The United States (U.S.) Gulf Coast is a prominent
global energy hub with a set of highly integrated critical energy
infrastructure that rivals, if not surpasses, any comparable set of infrastructure anywhere in the world. Past
extreme weather events in the region have led to critical energy infrastructure
disruptions with national and global implications. Future sea-level rise (SLR),
coupled with other natural hazards, will lead to a significant increase in
energy infrastructure damage exposure. This research assesses coastal energy
infrastructure that is at risk from various fixed SLR outcomes and scenarios.
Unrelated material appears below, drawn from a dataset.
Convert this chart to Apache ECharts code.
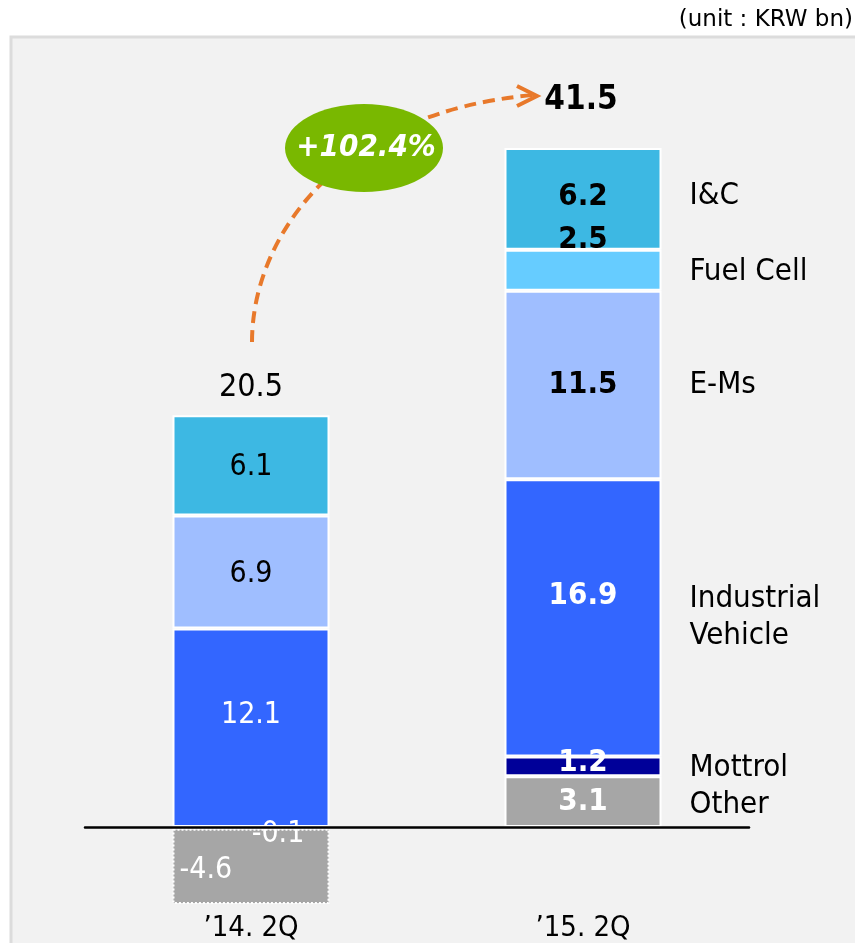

The results indicate that natural gas processing plants that treat and process
natural gas before moving it into the interstate natural gas transmission
system may be particularly vulnerable to inundation than other forms of
critical energy infrastructure. Under certain SLR assumptions, as much as six
Bcfd (eight percent of all U.S. natural gas processing capacity) could be
inundated. More extreme SLR exposure assumptions result in greater levels of
energy infrastructure capacity exposure including as much as 39 percent of all
U.S. refining capacity based on current operating levels. This research and its
results show that while fossil fuel industries are often referenced as part of
the climate change problem, these industries will likely be more than
proportionally exposed to the negative impacts of various climate change
outcomes relative to other industrial sectors of the U.S. economy. This has
important implications for the U.S. and global energy supplies and costs, as
well as for the U.S. regional economies reliant on coastal energy
infrastructure and its supporting industries.